The second number would also probably decline. Those Midshipmen who do decide to lie or cheat will go to extra lengths to conceal their actions, knowing that they will be separated if they are caught. This is certainly not a desired outcome of the harsher policy, since it is plausible that their successful skirting of authorities will reinforce dishonorable character traits.
And the third number would decline as well, since it would be harder for close friends to turn each other in to the honor system when separation is so certain. They would likely choose to just remediate each other in person, at the lowest level possible. And fewer honor offenders would get the senior officer remediation that they need.
So, with harsher punishments we’d expect all three numbers to decrease and the overall metric to indicate success. But movement in the latter two component numbers is undesirable and the movement in the first is of questionable significance.
We can’t assume that a downward trend in honor offenses is a good thing, then. It could really be indicating a lot of unhealthy developments. There’s no way to know.
The Naval Academy needs a different way to measure success. Creating a Brigade of Midshipmen that doesn’t cheat on tests, or doesn’t get reported for cheating on tests, isn’t the big picture goal. Graduating a body of officers who won’t lie in the fleet is. An ideal metric would be able to track the long term impact of the Academy’s program.
Since the Naval Academy knows where its graduates are going to be for their first five years after graduation, it has the ability to gather data from its alumni for at least that long. The Stockdale Center for Ethical Leadership (the research arm of the Naval Academy’s Honor Program) could annually distribute anonymous questionnaires to all Midshipmen and initial commitment graduates to gather information about the state of honor development at Annapolis.
Questions could ask about beliefs held before coming to the Academy, behaviors and beliefs held while at Annapolis, and behaviors exhibited in the fleet. Stockdale Center personnel could analyze the data to identify whether the Academy is changing attitudes and habits, or if it is just wasting its time. And anonymous reports from Midshipmen would give a more accurate count of committed honor offenses than does the current system.
Not too long ago, I took the first steps toward creating such a questionnaire and found out quite a few interesting things. With the help of Shipmate Magazine (a Naval Academy oriented periodical), I got around 700 alumni to answer questions about their attitudes before they came to the academy, what kinds of behaviors and attitudes they exhibited at the academy, and what kinds of behaviors they demonstrated in the fleet.
The results were insightful, but limited by the one-time nature of the study. The data showed that it doesn’t matter what kind of foundation in ethics you have coming in, the Academy can give it to you. In fact, those who have no ethical foundation, but fully buy into the system, show the lowest rates of lying in the fleet.

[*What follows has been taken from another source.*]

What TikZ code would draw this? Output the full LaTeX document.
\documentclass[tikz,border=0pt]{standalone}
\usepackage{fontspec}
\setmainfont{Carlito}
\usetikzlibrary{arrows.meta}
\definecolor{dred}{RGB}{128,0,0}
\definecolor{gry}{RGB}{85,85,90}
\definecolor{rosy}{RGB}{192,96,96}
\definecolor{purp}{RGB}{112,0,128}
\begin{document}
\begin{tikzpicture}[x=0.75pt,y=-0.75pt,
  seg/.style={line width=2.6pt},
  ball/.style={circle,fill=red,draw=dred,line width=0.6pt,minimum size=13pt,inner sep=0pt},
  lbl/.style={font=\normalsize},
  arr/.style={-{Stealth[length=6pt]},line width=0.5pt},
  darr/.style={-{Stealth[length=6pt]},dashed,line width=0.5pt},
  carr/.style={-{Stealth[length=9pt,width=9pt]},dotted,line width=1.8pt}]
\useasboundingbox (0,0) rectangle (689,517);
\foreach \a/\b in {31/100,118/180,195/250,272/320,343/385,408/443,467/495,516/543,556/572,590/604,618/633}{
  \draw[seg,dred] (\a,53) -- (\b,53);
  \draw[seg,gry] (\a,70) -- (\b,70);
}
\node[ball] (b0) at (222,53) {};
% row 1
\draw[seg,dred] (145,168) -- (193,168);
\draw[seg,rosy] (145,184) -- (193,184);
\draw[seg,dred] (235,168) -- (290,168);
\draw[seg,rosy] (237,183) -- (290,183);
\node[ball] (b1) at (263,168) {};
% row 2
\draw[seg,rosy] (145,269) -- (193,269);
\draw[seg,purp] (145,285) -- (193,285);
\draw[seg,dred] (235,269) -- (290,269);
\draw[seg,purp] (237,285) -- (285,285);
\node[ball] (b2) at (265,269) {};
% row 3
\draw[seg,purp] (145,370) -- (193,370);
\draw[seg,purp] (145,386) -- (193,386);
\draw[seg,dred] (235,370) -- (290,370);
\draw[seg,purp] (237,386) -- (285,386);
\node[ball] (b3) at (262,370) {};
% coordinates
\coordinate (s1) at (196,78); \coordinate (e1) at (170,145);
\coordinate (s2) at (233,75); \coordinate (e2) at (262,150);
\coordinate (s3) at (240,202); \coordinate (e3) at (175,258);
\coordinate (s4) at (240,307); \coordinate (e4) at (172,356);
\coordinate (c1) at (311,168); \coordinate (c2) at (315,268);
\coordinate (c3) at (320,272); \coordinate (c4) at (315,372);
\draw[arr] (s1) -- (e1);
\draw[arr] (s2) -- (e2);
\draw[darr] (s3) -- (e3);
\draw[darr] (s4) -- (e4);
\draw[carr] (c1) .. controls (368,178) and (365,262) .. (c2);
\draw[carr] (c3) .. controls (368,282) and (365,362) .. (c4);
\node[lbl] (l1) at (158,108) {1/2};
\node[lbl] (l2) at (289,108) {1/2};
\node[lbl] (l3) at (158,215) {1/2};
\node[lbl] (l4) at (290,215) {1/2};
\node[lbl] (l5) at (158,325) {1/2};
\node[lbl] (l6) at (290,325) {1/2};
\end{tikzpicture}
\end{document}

I found that cheating and lying were correlated to being 2 and 3 times more likely to lie in the fleet, respectively. The large difference in these two offenses is surprising and needs further study to be sure that they are enduring. With the knowledge of which offenses are worse than others, we can tailor punishments and remediation programs more precisely.
The most interesting result, in my opinion, is that of the relationship between habits, beliefs, and future behavior. A lot of the Naval Academy’s honor philosophy seems to be based on the idea that if for four years Midshipmen are forced to be honorable, that habit will continue into the fleet. That might be somewhat true, but the study showed that getting a change in beliefs along with habits was twice as effective as just habits.
Optimizing our honor program should be less about the beliefs of whoever is currently in charge and more about empirically backed approaches. There is no other institution in the world that is as well placed to develop these approaches as the United States Naval Academy. By building the tools to collect data about our student body’s interaction with the honor program, we can enable current and future generations to build techniques and strategies that can be applied not only at our institution, but around the world.